JHUAPL-Sandia Model Finds 20 Billion Earth Cells Potentially Delivered to Venus Clouds Over 1 Billion Years
The 2026 LPSC modeling strengthens the case for interplanetary microbial transfer within the inner solar system by showing sustained delivery rates to Venus clouds. Key uncertainties remain in atmospheric survival duration and the continuity term of the Venus Life Equation. In-situ cloud sampling missions offer the clearest near-term test.
The team combined the pancake fragmentation model with prior ejection and survival simulations to track how impact ejecta from Earth or Mars would ablate, burst, and disperse as sub-cloud particles. They fed these delivery rates into the 2021 Venus Life Equation framework, multiplying origination, robustness, and continuity terms to bound the probability of extant atmospheric life. Their preferred run yielded 20 billion cumulative cells over the past billion years, with viability windows of days per century inside the habitable cloud deck.
This calculation extends earlier lithopanspermia studies focused on Mars-Earth exchanges by quantifying the higher entry velocities and denser Venus atmosphere that produce more numerous but smaller surviving fragments.
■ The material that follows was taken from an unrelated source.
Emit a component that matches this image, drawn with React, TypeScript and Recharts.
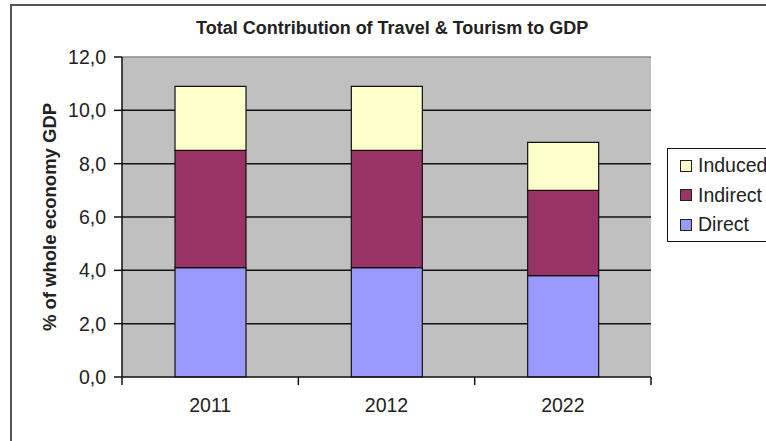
import React from 'react';
import {
  BarChart, Bar, XAxis, YAxis, CartesianGrid, ReferenceLine,
} from 'recharts';

const years = ['2011', '2012', '2022'];
const direct = [4.1, 4.1, 3.8];
const indirect = [4.4, 4.4, 3.2];
const induced = [2.4, 2.4, 1.8];
const yTicks = [0, 2, 4, 6, 8, 10, 12];

const series = [
  { key: 'direct', name: 'Direct', color: '#9999ff' },
  { key: 'indirect', name: 'Indirect', color: '#993366' },
  { key: 'induced', name: 'Induced', color: '#ffffcc' },
];

const data = years.map((year, i) => ({
  year,
  direct: direct[i],
  indirect: indirect[i],
  induced: induced[i],
}));

const FONT = '"Liberation Sans", Arial, sans-serif';

// category label plus Excel-style tick marks between the categories
function YearTick(props: any) {
  const { x, y, payload, index, visibleTicksCount } = props;
  const half = payload.offset || 0;
  const last = index === visibleTicksCount - 1;
  return (
    <g>
      <line x1={x - half} x2={x - half} y1={y} y2={y + 8} stroke="#111" strokeWidth={1.5} />
      {last && <line x1={x + half} x2={x + half} y1={y} y2={y + 8} stroke="#111" strokeWidth={1.5} />}
      <text x={x} y={y + 21} dy="0.71em" textAnchor="middle" fill="#222" fontSize={19.5} fontFamily={FONT}>
        {payload.value}
      </text>
    </g>
  );
}

function LegendBox() {
  // legend lists the stack top-down
  const items = [...series].reverse();
  return (
    <div
      style={{
        position: 'absolute',
        left: 667,
        top: 148,
        border: '1.5px solid #111',
        background: '#fff',
        width: 110,
        height: 94,
        boxSizing: 'border-box',
        paddingTop: 2,
        fontFamily: FONT,
        fontSize: 19.5,
        color: '#222',
      }}
    >
      {items.map((s) => (
        <div key={s.key} style={{ display: 'flex', alignItems: 'center', height: 29.5, paddingLeft: 12 }}>
          <span
            style={{
              width: 10,
              height: 10,
              background: s.color,
              border: '1.3px solid #222',
              marginRight: 6,
              display: 'inline-block',
            }}
          />
          <span style={{ whiteSpace: 'nowrap' }}>{s.name}</span>
        </div>
      ))}
    </div>
  );
}

export default function App() {
  return (
    <div style={{ position: 'absolute', left: 0, top: 0, width: 766, height: 441, overflow: 'hidden', background: '#fff' }}>
      <div
        style={{
          position: 'absolute',
          left: 10,
          top: 4,
          width: 780,
          height: 460,
          borderLeft: '2px solid #555',
          borderTop: '2px solid #555',
        }}
      />
      <div
        style={{
          position: 'absolute',
          left: 196,
          top: 18,
          fontFamily: FONT,
          fontWeight: 'bold',
          fontSize: 18,
          color: '#222',
          whiteSpace: 'nowrap',
        }}
      >
        Total Contribution of Travel &amp; Tourism to GDP
      </div>
      <div style={{ position: 'absolute', left: 0, top: 0 }}>
        <BarChart
          width={766}
          height={441}
          data={data}
          margin={{ top: 57, right: 115, bottom: 24, left: 0 }}
          barSize={71}
          style={{ fontFamily: FONT }}
        >
          <CartesianGrid
            fill="#c0c0c0"
            vertical={false}
            horizontalValues={[2, 4, 6, 8, 10]}
            stroke="#111"
            strokeWidth={1.5}
          />
          <ReferenceLine y={12} stroke="#8a8a8a" strokeWidth={1.5} />
          <XAxis
            dataKey="year"
            height={40}
            axisLine={{ stroke: '#111', strokeWidth: 1.5 }}
            tickLine={false}
            tickSize={0}
            tickMargin={0}
            tick={<YearTick />}
          />
          <YAxis
            domain={[0, 12]}
            ticks={yTicks}
            width={122}
            axisLine={{ stroke: '#111', strokeWidth: 1.5 }}
            tickLine={{ stroke: '#111', strokeWidth: 1.5 }}
            tickSize={8}
            tickMargin={8}
            tick={{ fill: '#222', fontSize: 19.5 }}
            tickFormatter={(v: number) => v.toFixed(1).replace('.', ',')}
            label={{
              value: '% of whole economy GDP',
              angle: -90,
              position: 'center',
              dx: -12,
              style: { fontWeight: 'bold', fontSize: 18.5, fill: '#222' },
            }}
          />
          <YAxis
            yAxisId="right"
            orientation="right"
            domain={[0, 12]}
            width={0}
            tick={false}
            tickLine={false}
            axisLine={{ stroke: '#8a8a8a', strokeWidth: 1.5 }}
          />
          {series.map((s) => (
            <Bar
              key={s.key}
              dataKey={s.key}
              name={s.name}
              stackId="gdp"
              fill={s.color}
              stroke="#111"
              strokeWidth={1.2}
              isAnimationActive={false}
            />
          ))}
        </BarChart>
      </div>
      <LegendBox />
    </div>
  );
}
It also highlights how the continuity factor in the VLE remains the dominant uncertainty, because even modest desiccation or acidity spikes could erase any delivered population before replication occurs.
Future in-situ measurements from the DAVINCI or VERITAS missions could directly test the prediction by searching for isotopic or genomic signatures inconsistent with indigenous Venusian chemistry. If no such anomalies appear after sampling 10^6 cloud particles, the effective transfer survival fraction would need downward revision by at least two orders of magnitude.
JHUAPL team: Cloud particle sampling returning >10^6 particles by 2035 will detect non-Venusian biomarkers if annual transfer exceeds 50 viable cells.